Where a non-EU country has not received an Adequacy Decision, entities must rely on one of the grounds set out in the Directive to transfer personal data to other entities based in that non-EU country. One such ground is the use of MCCs provided for in Article 26(4) of the Directive and various decisions by the European Commission. The relevant decision, in this case, is Commission Decision 2010/87/EU which creates model contractual clauses for the transfer of personal data from EU data controllers to non-EU data processors.

Factual Background

Following the invalidation of EU-US Safe Harbor framework in 2015, Schrems asked Facebook to confirm on what legal basis it transferred European personal data to the US. Like many companies, Facebook uses MCCs.

Schrems reformulated his complaint to the DPC arguing:

  • the MCCs used had a number of “formal insufficiencies”; and
  • exporters could not rely on the MCCs as a legal basis for transferring data from the EU to the US because US law does not “adequately protect” the rights of EU citizens under Articles 25 and 26 of the Directive.

Decision

MCCs and the Law of Third Countries

In summary, Ms Costello held that data exporters could not rely solely upon MCCs as complying with the requirements of the Directive.

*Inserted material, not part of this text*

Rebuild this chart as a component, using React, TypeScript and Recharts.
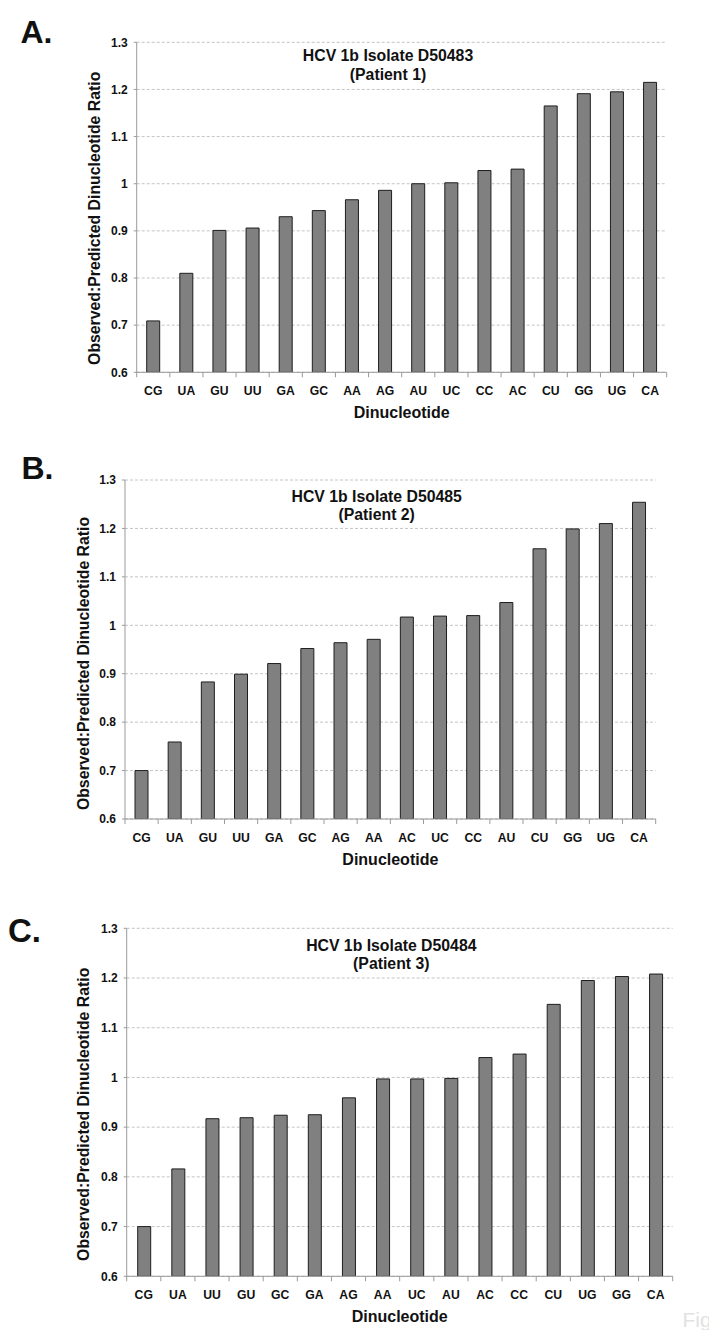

In particular, Data Protection Authorities (“DPA”), “have an obligation to ensure that the data still received a high level of protection and they are expressly granted powers to suspend or prohibit data transfers if the laws of the third country undermine that mandatory high level of protection in the EU” (Paragraph 153).

Surveillance by US Security Agencies

Ms Costello also reviewed the legal basis for electronic surveillance by the US and concluded that on the basis of, “evidence in relation to the operation of the PRISM and Upstream programmes authorised under s. 702 of Foreign Intelligence Surveillance Act (“FISA”), it is clear that there is mass indiscriminate processing of data by the United States government agencies, whether this is described as mass or targeted surveillance” (Paragraph 194).

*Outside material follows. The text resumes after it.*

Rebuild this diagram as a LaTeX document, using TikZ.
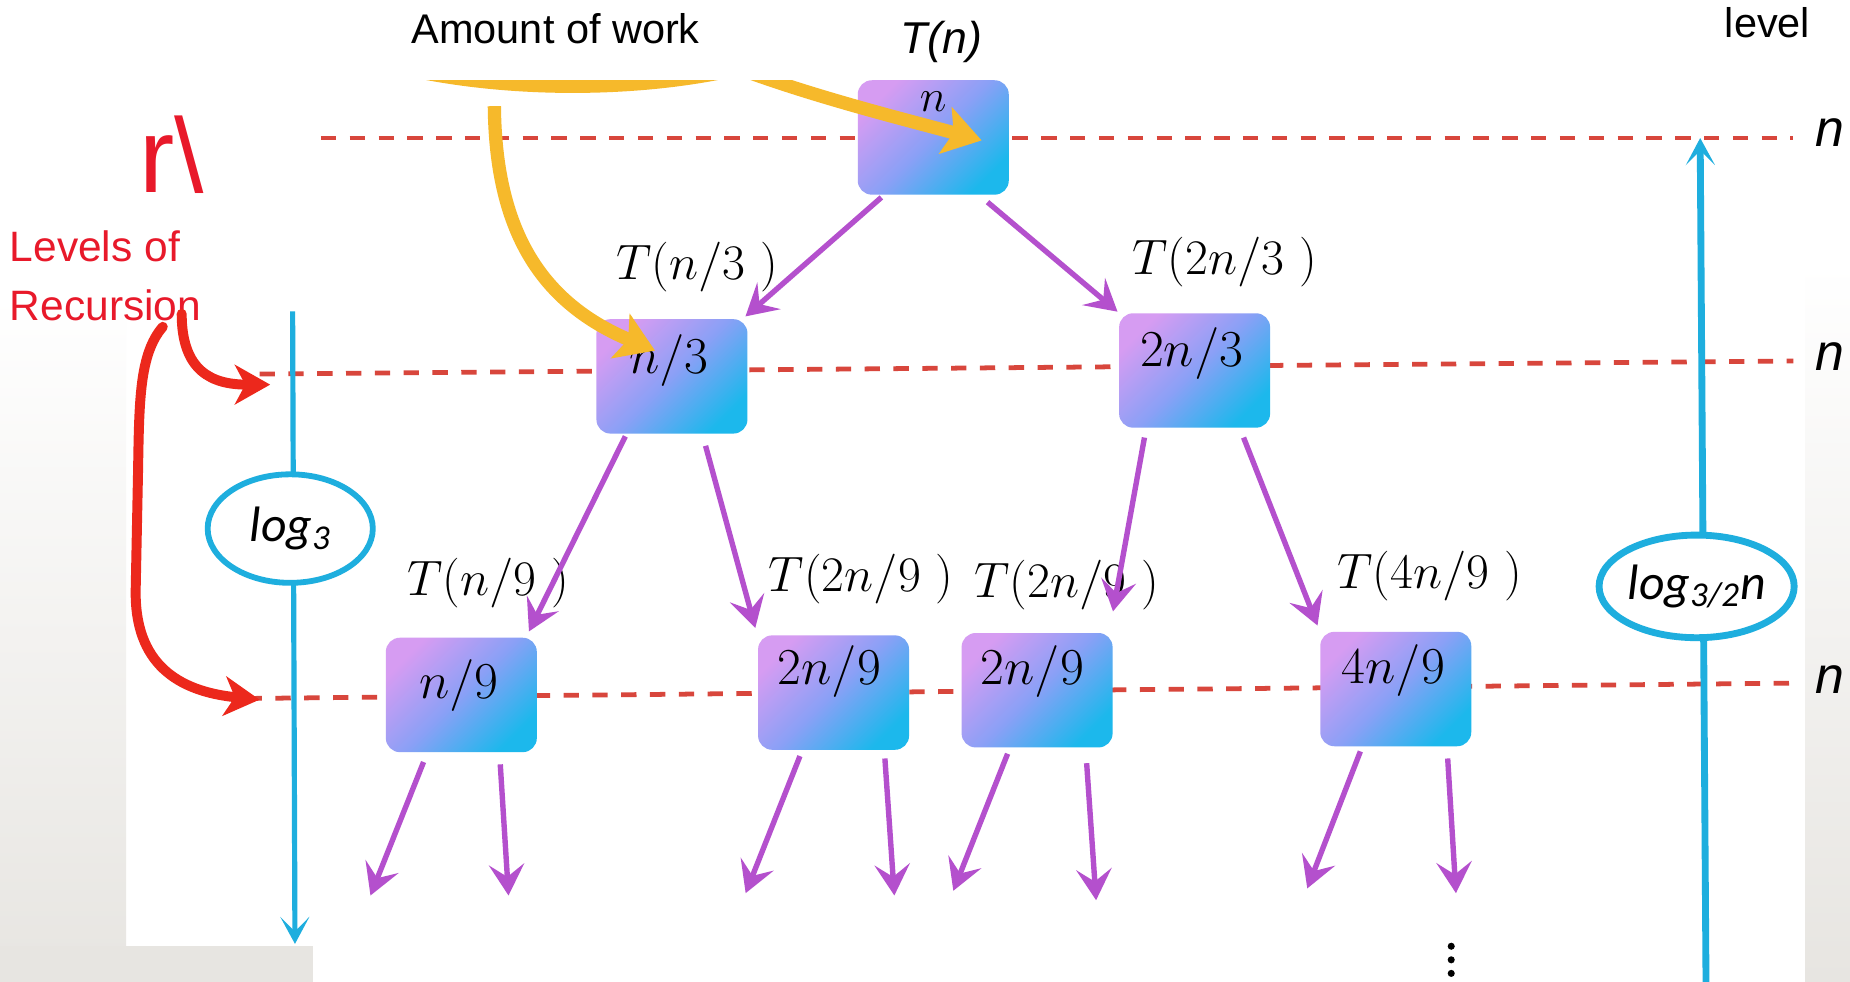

Right to a Remedy in the US

In Ms Costello’s view, “the arguments of the DPC that the laws – and indeed the practices – of the United States do not respect the essence of the right to an effective remedy before an independent tribunal guaranteed by Article 47 of the Charter, which applies to data of all EU data subjects transferred to the United States, are well-founded” (Paragraph 294).

Ms Costello identified a number of “significant barriers” to EU citizens obtaining any remedy for unlawful processing of their personal data by US intelligence agencies.

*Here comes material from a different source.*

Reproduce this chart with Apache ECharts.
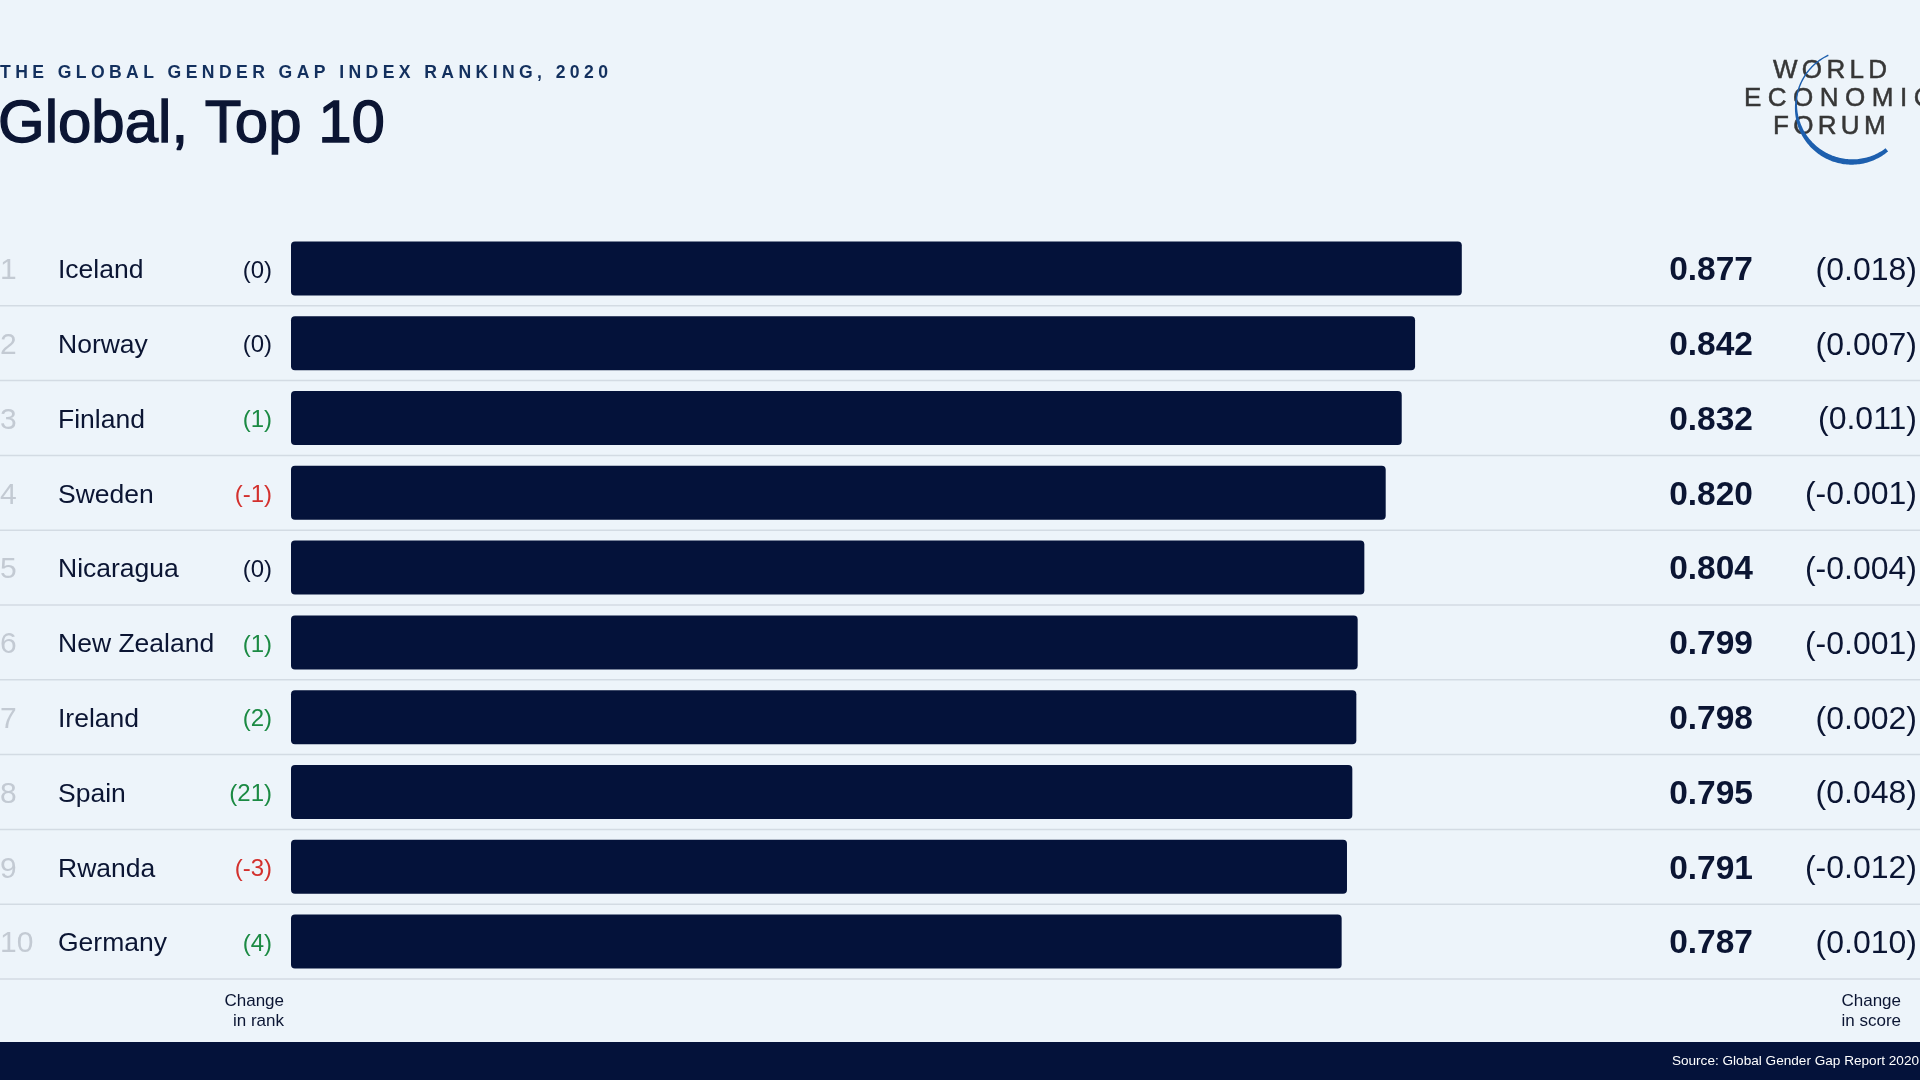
<!DOCTYPE html>
<html><head><meta charset="utf-8">
<script src="https://cdn.jsdelivr.net/npm/echarts@6/dist/echarts.min.js"></script>
<style>html,body{margin:0;padding:0;background:#edf4fa}#c{width:1920px;height:1080px}</style>
</head><body><div id="c"></div>
<script>
const ranks = [1, 2, 3, 4, 5, 6, 7, 8, 9, 10];
const countries = ['Iceland', 'Norway', 'Finland', 'Sweden', 'Nicaragua', 'New Zealand', 'Ireland', 'Spain', 'Rwanda', 'Germany'];
const scores = [0.877, 0.842, 0.832, 0.820, 0.804, 0.799, 0.798, 0.795, 0.791, 0.787];
const rankChanges = [0, 0, 1, -1, 0, 1, 2, 21, -3, 4];
const scoreChanges = [0.018, 0.007, 0.011, -0.001, -0.004, -0.001, 0.002, 0.048, -0.012, 0.010];

const NAVY = '#04123a';
const TEXT = '#0b1533';
const FONT = '"Liberation Sans", Arial, Helvetica, sans-serif';

function spaced(s, sep) { return s.split('').join(sep); }

const chart = echarts.init(document.getElementById('c'), null, {renderer: 'canvas'});

// logo arc (crescent) points
const cx = 1852, cy = 106, R = 56;
const outer = [], inner = [];
const a0 = 51.5, a1 = 246;
for (let a = a0; a <= a1; a += 1.5) {
  const t = a * Math.PI / 180;
  const w = 1.4 + 4 * Math.max(0, Math.cos((a - 100) * Math.PI / 180));
  outer.push([cx + (R + w / 2) * Math.cos(t), cy + (R + w / 2) * Math.sin(t)]);
  inner.push([cx + (R - w / 2) * Math.cos(t), cy + (R - w / 2) * Math.sin(t)]);
}
const crescent = outer.concat(inner.reverse());

const option = {
  backgroundColor: '#edf4fa',
  animation: false,
  grid: {left: 291, right: 294, top: 231, height: 748, containLabel: false},
  xAxis: {type: 'value', min: 0, max: 1, show: false},
  yAxis: {
    type: 'category', data: countries, inverse: true,
    axisLine: {show: false}, axisTick: {show: false}, axisLabel: {show: false}, splitLine: {show: false}
  },
  series: [
    {
      type: 'bar', data: scores, barWidth: 54, silent: true,
      itemStyle: {color: NAVY, borderRadius: 4}
    },
    {
      type: 'custom', clip: false, silent: true, z: 1,
      data: scores.map((s, i) => [s, i]),
      encode: {x: 0, y: 1},
      renderItem: function (params, api) {
        const i = api.value(1);
        const y = api.coord([0, i])[1];
        const band = api.size([0, 1])[1];
        const W = api.getWidth();
        const rc = rankChanges[i];
        const rcColor = rc > 0 ? '#1b8a43' : (rc < 0 ? '#d3302d' : TEXT);
        const sc = scoreChanges[i];
        const ty = y + 2.5;
        return {
          type: 'group',
          children: [
            {type: 'line', shape: {x1: 0, y1: y + band / 2, x2: W, y2: y + band / 2},
             style: {stroke: '#d3dbe3', lineWidth: 1.5}},
            {type: 'text', style: {text: String(ranks[i]), x: 0, y: ty, fill: '#c3cad3',
              font: '30px ' + FONT, align: 'left', verticalAlign: 'middle'}},
            {type: 'text', style: {text: countries[i], x: 58, y: ty, fill: TEXT,
              font: '26.5px ' + FONT, align: 'left', verticalAlign: 'middle'}},
            {type: 'text', style: {text: '(' + rc + ')', x: 272, y: ty, fill: rcColor,
              font: '24px ' + FONT, align: 'right', verticalAlign: 'middle'}},
            {type: 'text', style: {text: scores[i].toFixed(3), x: 1753, y: ty, fill: TEXT,
              font: 'bold 33.5px ' + FONT, align: 'right', verticalAlign: 'middle'}},
            {type: 'text', style: {text: '(' + sc.toFixed(3) + ')', x: 1917, y: ty, fill: TEXT,
              font: '32px ' + FONT, align: 'right', verticalAlign: 'middle'}}
          ]
        };
      }
    }
  ],
  graphic: [
    {type: 'text', x: 0, y: 73, style: {
      text: spaced('THE GLOBAL GENDER GAP INDEX RANKING, 2020', '\u2005'),
      fill: '#13305e', font: 'bold 17.6px ' + FONT, align: 'left', verticalAlign: 'middle'}},
    {type: 'text', x: -2, y: 125, style: {
      text: 'Global, Top 10', fill: TEXT, stroke: TEXT, lineWidth: 1.3,
      font: '60px ' + FONT, align: 'left', verticalAlign: 'middle'}},
    {type: 'text', x: 1773, y: 71, style: {text: spaced('WORLD', '\u2006'), fill: '#363636', stroke: '#363636', lineWidth: 0.5,
      font: '26px ' + FONT, align: 'left', verticalAlign: 'middle'}},
    {type: 'text', x: 1744, y: 99, style: {text: spaced('ECONOMIC', '\u2005'), fill: '#363636', stroke: '#363636', lineWidth: 0.5,
      font: '26px ' + FONT, align: 'left', verticalAlign: 'middle'}},
    {type: 'text', x: 1773, y: 127, style: {text: spaced('FORUM', '\u2006'), fill: '#363636', stroke: '#363636', lineWidth: 0.5,
      font: '26px ' + FONT, align: 'left', verticalAlign: 'middle'}},
    {type: 'polygon', shape: {points: crescent}, style: {fill: '#1d5fae'}},
    {type: 'text', x: 284, y: 1011, style: {text: 'Change\nin rank', fill: TEXT,
      font: '17px ' + FONT, lineHeight: 20, align: 'right', verticalAlign: 'middle'}},
    {type: 'text', x: 1901, y: 1011, style: {text: 'Change\nin score', fill: TEXT,
      font: '17px ' + FONT, lineHeight: 20, align: 'right', verticalAlign: 'middle'}},
    {type: 'rect', shape: {x: 0, y: 1042, width: 1920, height: 38}, style: {fill: NAVY}},
    {type: 'text', x: 1919, y: 1061, style: {text: 'Source: Global Gender Gap Report 2020', fill: '#ffffff',
      font: '13.6px ' + FONT, align: 'right', verticalAlign: 'middle'}}
  ]
};
chart.setOption(option);
</script>
</body></html>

MCCs provide a contractual remedy for data subjects against the non-EU entity. On the basis that the contractual clause cannot bind the sovereign authority of the US and its agencies, Ms Costello held that, “the MCCs themselves do not provide an answer to the concerns raised by the DPC in relation to the existence of effective remedies for individual EU citizens in respect of possible infringement of their data privacy protection rights if their data are subject to unlawful interference” (Paragraph 154).

Conclusion

The Irish High Court was therefore of the view that “[if] there are inadequacies in the laws of the US within the meaning of [EU law], the standard clauses cannot and do not remedy or compensate for these inadequacies.” Hence the referral to the CJEU to confirm the validity of the MCCs.

How does this affect my company whether based inside or outside the EEA?

Many organisations rely on MCCs to transfer personal data to group companies and third parties worldwide (and not just in the US).

If MCCs are ultimately invalidated, then EEA based data exporters and non-EEA based data importers will need to consider which other transfer solutions might be appropriate.

BCRs may well be the answer where intra-group transfers are concerned. Alternatively, the codes of conduct or certification mechanisms envisaged until the GDPR might be worthy of consideration once these frameworks are settled. Other derogations e.g. under Article 49 of the GDPR, such as where the transfer concerns only a limited number of data subjects, are very narrowly construed and hence will likely have limited value in practice.

The EU-US Privacy Shield framework, which safeguards data transfers to the US, is likely to be a key fall-back for companies transferring to the US if they are unable to rely on MCCs, however, this comes with a serious health warning in light of this CJEU referral and given the Privacy Shield is currently being challenged before the General Court in the Digital Rights Ireland and La Quadrature du Net cases.

Given the CJEU’s ruling will strike at the heart of global commerce, its ruling is much anticipated – not just in data protection circles and companies exporting or receiving EU data might well be advised to consider what their “Plan B” may look like in the event MCCs (and/or the EU-US Privacy Shield) are invalidated.